I got the chance to interview Heavener High School’s new art teacher, Mrs. Brown. Mrs. Brown graduated college from Northeastern State University and has a bachelor’s degree in Mass Communications and Advertising, with a minor in Graphic Arts. This is her eighth year teaching and she previously taught at Spiro. Here are a few questions from the interview:
M: What inspired you to be a teacher?
Mrs. Brown: I don’t know if it was inspiration or just necessity. I have a child with disabilities, so working around his schedule is important, and I love to teach and I love art so when the opportunity arose, I took it. Before I became a teacher I was a newspaper and newsletter editor. I also did print shop work, like magazines and I really enjoyed that.
M: Have you always had a passion for art?
Mrs. Brown: Yes. When I was younger I would draw for as long as possible and my mom and my grandma were also artists, so I’ve always liked it.
M: What do you hope to achieve by being an art teacher?
I want to expose people to more than just the term “art.” A lot of people think that art is just drawing and painting, but it’s not. My goal in life is to let people know that art is just as important as math and science.
M: What classes are you teaching this year?
Mrs. Brown: This year I am teaching Art I and Art II, but not Art III. Next year I will be able to teach Art III. We have Art Club this year, too.
M: Are you happy so far, with what you achieved with being an art teacher, like, how you said that art is more than just drawing and painting?
Mrs. Brown: This is my first week here at Heavener, so not yet! But at Spiro, yes I think I did. When I had to leave, a lot of my students backed me and supported me and tried to do things to keep me there, they knew how important it was.

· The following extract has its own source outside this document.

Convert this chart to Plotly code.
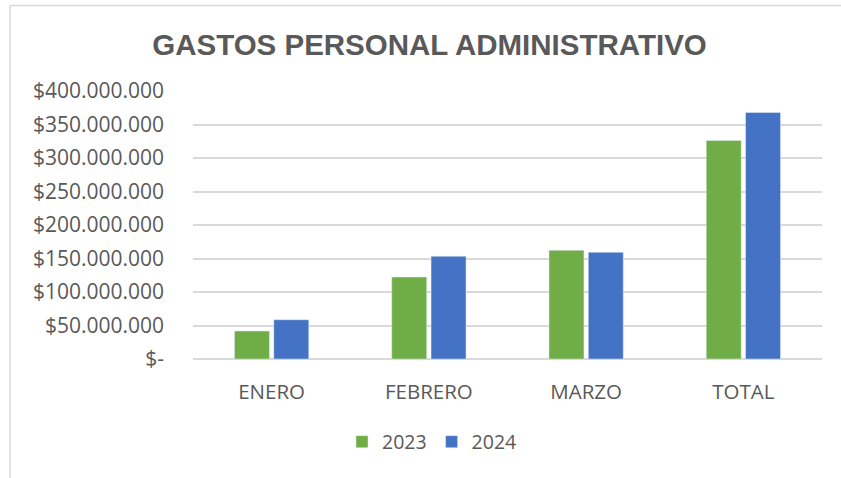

When asked what she thinks of this school so far, she replied with, “I haven’t gotten out of my space much so far. It’s good, but it’s a little quiet for me being out here by myself because I’m kind of a social person and it gets a little lonely. On the other hand it could be a good thing, too. I have my own space. Sometimes I don’t feel like I’m part of the main building, but then again that can be a good thing, too,” she laughs. “I don’t have to worry about some of the things that they have to worry about over there. I like it though.”